Welch left family responsibilities to his first wife whom he divorced during his tenure as CEO, marrying a young and spunky business lawyer, eventually divorcing her after an affair with the editor of Harvard Business Review, whom he soon married.

And then there were two.

Adams' loyalty and fidelity to his wife Abigail is unquestioned.

Churchill was equally faithful to his wife and family, never failing.

Why? How?

It can't be ambition. They're each ambitious!

Could it be related to religion? Adams and his wife were lifelong Bible readers and faithful worshippers, afterall. But Churchill was agnostic and had a wildly adulterous mother. Meanwhile Morgan was active in his church for his entire life - he could quote the Bible like a preacher. Welch grew up Catholic and had faithful parents. Jefferson was opposed to organized religion.

So devotion to religion was neither necessary nor sufficient for these men to maintain fidelity whilst reaching global success.

Here's where it gets... touchy.

Not knowing all the details - we never will - I think it can be said that the success or failure in the home of these men had as much to do with the wife as it did the husband. Adams & Churchill both had supportive wives who pushed them to greatness. They were partners in the epoch.

Jefferson lost his and (due to a promise) never had one again.

Morgan's first wife died of a freak illness on their honeymoon and he was never the same again. His second wife never wanted to leave the small town in support of Morgan's career.

From the limited information on Welch's personal life, it appears his first wife remained in the background while his second wife became his business companion...until she wasn't anymore.

One cannot remove man's agency and tragic actions in the failure of marriages/homes. And one cannot overstate the importance of the wife in man's excellence and his faithfulness.

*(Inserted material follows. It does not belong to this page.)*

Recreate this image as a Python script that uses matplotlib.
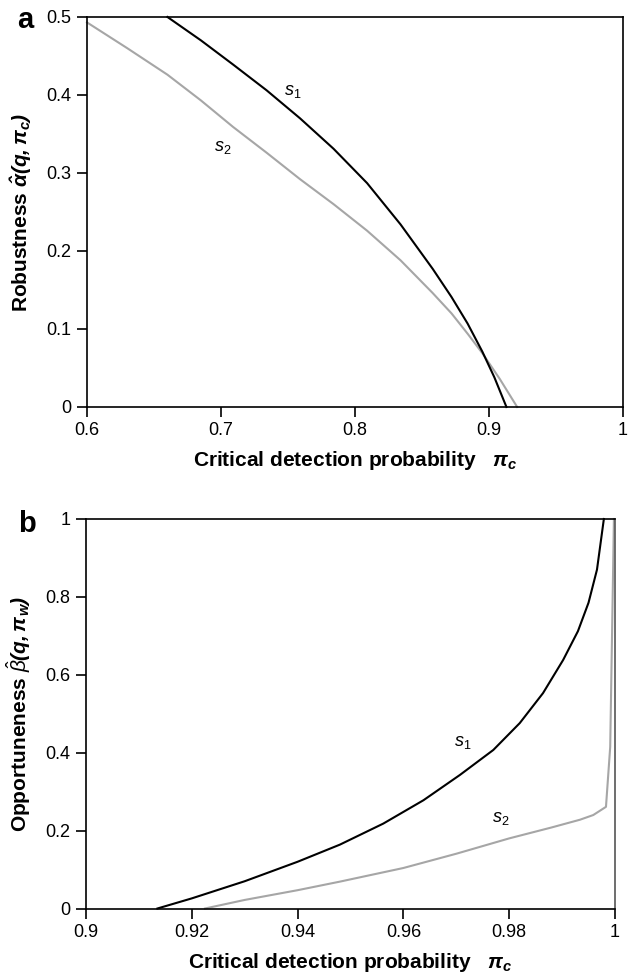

[Incidentally, I have wondered: would Jefferson's and Morgan's behavior, respectively, been different if their first wives hadn't died so young?...if they would have remarried/remarried well?]

The takeaway, as I see it is twofold:

First, no MMM who aspires to professional excellence sets out with the goal of shattering his marriage and family; therefore, involve your wife, engage her in your decision making and thought processes. Partner with her.

Second, to the MMM's wife: realize your greatness.